Они вернулись в замок в полном молчании.
– Если вы не верите мне, то можете спросить у врачей: это голодный лагерный психоз, – твердил Рудольф, шагая перед камином и стараясь не смотреть на сервированный стол, отвернувшись от которого сидела и Стази. – Да, это ужасно, мы не имеем права так содержать людей в лагерях, но, увы, это не наша компетенция. И к тому же, насколько мне известно, в ваших лагерях дело обстоит не лучше. Мы все-таки столь безобразно содержим врагов, а вы-то – своих. – Стази молчала. – Это больная фантазия, поверьте. Такого не бывало даже в Средние века, а уж теперь и подавно. Я справлюсь насчет этого парня, все будет хорошо, он выправится, и вы сами потом увидите, что все это лишь угнетенная психика военнопленного. Мы уже выходили к Гелену[92] с меморандумами о содержании лагерей. Но как вы думаете, этот юноша после выздоровления сможет быть нам полезен?
– Не знаю. Я ничего не знаю, – потерянно твердила Стази, безуспешно стараясь отогнать видение дребезжащего грузовика, кораблем-призраком несущегося где-нибудь по Кронверкскому. – Послушайте, Рудольф, помните, к вам приходил этот русский генерал? Дайте мне возможность поговорить с ним! Он ведь наверняка знает что-то, в офлагах много разумных и хорошо информированных людей, как я понимаю. Он скажет мне правду.
Генерал Благовещенский выглядел потерянно в сводчатом кабинете старого барона.
– Мы с вами находимся в таком положении, Иван Алексеевич, – без всяких предисловий начала Стази, – что нам нет смысла рассказывать друг другу свои печальные истории. А уж тем более – причины, по которым мы находимся тут, а не где-нибудь в другом месте.
– Не совсем так, но это зависит от цели разговора, – улыбнулся в усы генерал.
– Можете считать меня кем угодно, мне все равно. Я прошу только об одном. В офлаге есть люди из Ленинграда? Что с городом?
– Вы ленинградка?
– Разумеется.
– На этом фронте позиционная война, пленных, тем более офицеров очень мало. У нас, по крайней мере, я не знаю.

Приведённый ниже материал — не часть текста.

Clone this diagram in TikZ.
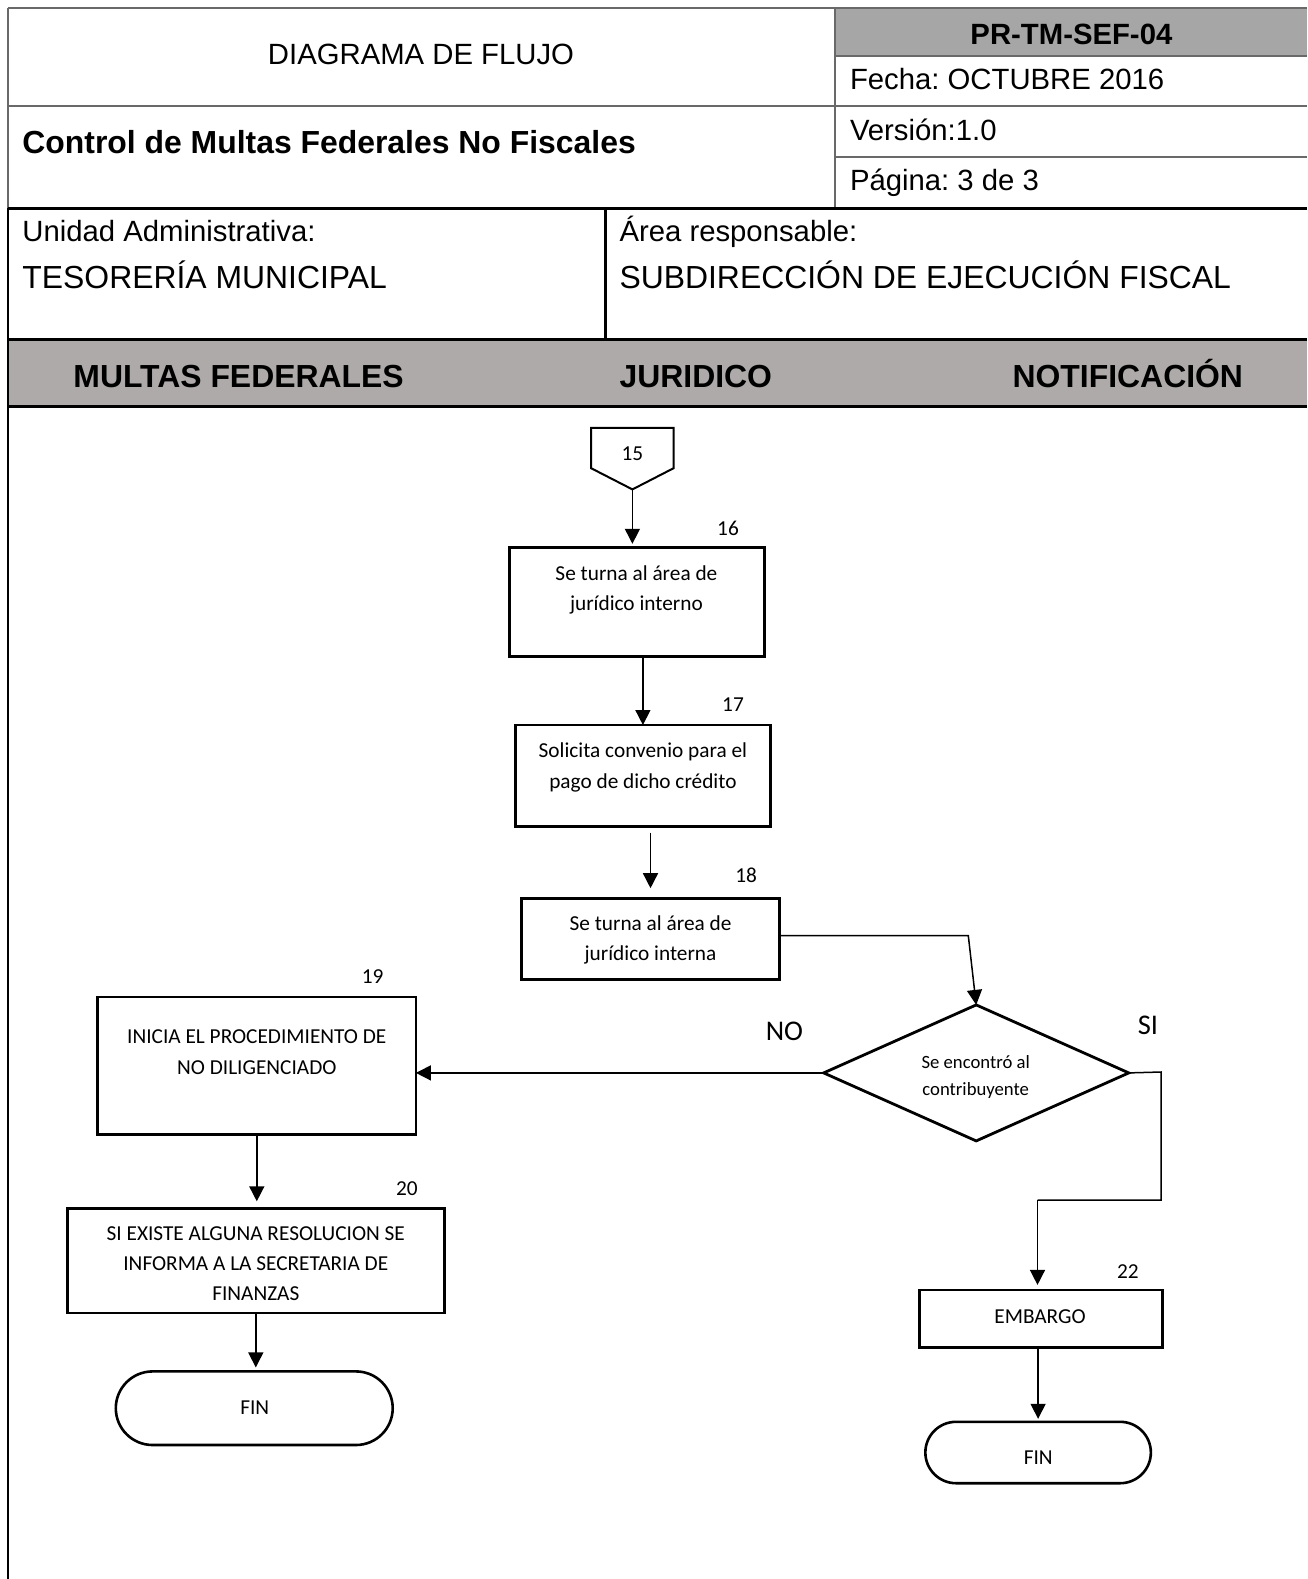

– Вы меня обманываете! Вам так приказал штандартенфюрер Герсдорф?
– Вряд ли можно сказать, что я ему подчиняюсь. Но сказать вам могу одно: город держится и, судя по всему, продержится. Гитлер слишком распыляет силы.
– Один юноша из солдатского лагеря сказал мне, что был там и что от города остались одни трупы.
– Рассказывающие всегда преувеличивают. Никто не стал бы оборонять мертвый город. Кстати, где вы жили в Ленинграде?
– На углу Широкой и Пушкарской.
– Как-с? – Благовещенский провел рукой по глазам. – Так это вы исполняете приказания штандартенфюрера Герсдорфа?
– Я вас не понимаю, – растерялась Стази.
– Врагу, даже если он союзник, лучше знать как можно меньше. К сожалению, ничем не могу вам помочь. – Генерал встал и вдруг болезненно скривился. – Простите, нога. Это старое, еще с Перемышля. Не будете ли вы так любезны помочь мне спуститься вниз.
И на огромной парадной лестнице, где внизу стояли два часовых, Благовещенский быстро шепнул Стази, при этом морщась, словно от боли:
– Ваш отец, штабс-капитан Новинский, был моим командиром в шестнадцатом, у Рафаловки.